To dive deeper into No Buy 2025, GQ reached out to Alec Leach, a former fashion editor turned author and consultant who writes the excellent and timely “Ordinary Delusions” newsletter. His first book, The World Is on Fire But We’re Still Buying Shoes, is an inquisitive and clear-eyed exploration of contemporary consumerism, showing how navigating an interest in fashion in today’s age is a path full of twists and turns and smoke and mirrors. It’s a worthy read for anyone interested in examining their own relationship with clothes and how to become a more conscious shopper.

Leach spoke to GQ about why the “no-buy” movement is finding a larger audience, his own year of shopping only secondhand, and how he believes truly personal style is achieved by saying no more times than yes.


GQ: Why do you think the “no-buy” movement has gained newer and more considerable traction as we’ve entered the new year?

Alec Leach: The fashion industry, in general, has just been sleepwalking into this really uninspiring dead end for a while now. If you think just how commercialized all of the luxury brands became, how ridiculous all the collaborations got, how marketing has just been seeping into every corner of culture. There’s only so much that people can take, especially when the creativity behind it is really lacking. I think it’s inevitable that, at some point, people are going to get really, really bored of it all.

People have been pointing to tips such as blocking e-commerce websites or starting with a “purchase pause.” Can starting small can be helpful in shifting someone’s larger relationship with shopping?

You definitely notice that if you think of buying something and sort of put it on hold for a couple of days, a lot of the time you just don’t feel as excited about it. There is a real kind of momentary thrill to shopping that often masks the fact that you’re shopping for boredom or to avoid difficult feelings or just as a habit rather than actually needing or wanting the product that you’re looking at. So putting something on pause for a bit is definitely a really good way of figuring out if you actually want or need something.
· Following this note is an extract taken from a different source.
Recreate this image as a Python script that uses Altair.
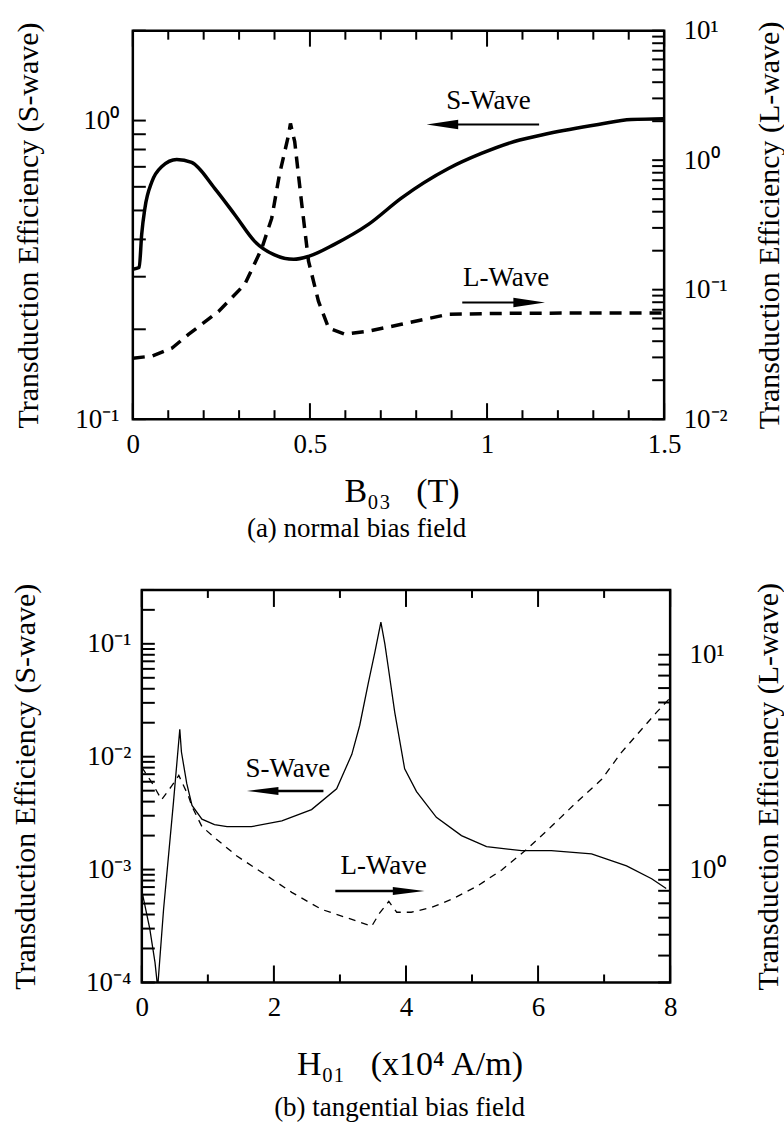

I did a year of only buying secondhand. I didn’t do a year of not buying anything, but the year of only buying secondhand was really not that hard. The secondhand market is just so great. It’s not always easy for me, I normally need an extra large and 34-inch length for trousers. But generally, if you are down to dig and know who has good curation, then you can very easily just completely sidestep buying new things.

What did you learn from that year of only shopping secondhand?

It definitely became a lot more about digging for something. You become more proactive about it, thinking, “What is it that I need?” You can’t go onto an online shop and just casually scroll through it. You have to be a lot more deliberate. I remember thinking, “I’d really like [to have] a Carhartt jacket,” and I had to really dig for one that I wanted, and I got it. It’s probably the hardest-working thing in my wardrobe, still. I wear it all the time.

You have to be more intentional about it. You do have to think, What is it that I really want to be wearing? Or do I even need to find anything new right now?

How has your relationship with fashion and menswear changed as you’ve gotten older and started to question your consumption habits more deeply?

I don’t pay that much attention to much of it anymore. I couldn’t tell you what Loewe looks like right now. I couldn’t tell you what Dries van Noten looks like. I wouldn’t be able to tell you what Marni looks like right now, but I could tell you who I think makes a decent hoodie that would work for me or who makes good shoes. I know a lot more about the stuff that specifically works for me and that I like. You only have so much space for so many things in your life when you get older, and you only have so much time for so many things, and it’s really more a process of cutting out all the noise and just focusing on the things that mean something specifically to you.

Do you think that these larger conversations and movements have the potential to lead to a larger shift in our consumer habits?

It's all connected. If you look at what's happening in the world, you've got a growing awareness of mental health and growing volatility in the economy and the job market. For many people, especially in countries like the United States, life is just getting harder, and a middle-class lifestyle is becoming more and more out of reach. 2008 was an interesting example of the aftermath of the financial crisis, but at the same time it had this huge resurgence in really well-made products because people wanted their money to go a long way. I know we're not in the middle of a financial crisis right now, but that's proof that shopping habits do reflect and change with the times.

What advice would you give someone passionate about fashion and menswear but looking to reexamine their relationship with clothes and shopping?

Real style and real taste are a lot more about what you don’t do than it is about what you do. It's about the things you say no to, more than the things you say yes to. For me, it's really about homing in on the 1% of the market that you relate to and ignoring everything else.

There are all sorts of limitations around what you can buy. Price points and whether or not something fits you well. Sizing is always a difficult factor for different people. So that’s one factor that you always need to bear in mind. Just generally, with aesthetics, what works for you? What do you want to wear? What do you not want to wear? What stuff is just practical for you to wear? There are just many practical considerations you need to consider as well. But for me, it's really about saying no to a lot more things than you say yes to.

Once you have a good amount of really great clothes that you love wearing, you get to a point where it’s like, I mean, I could wear that but also not the end of the world if I don’t. I think there’s a lot to be said about knowing when enough is enough.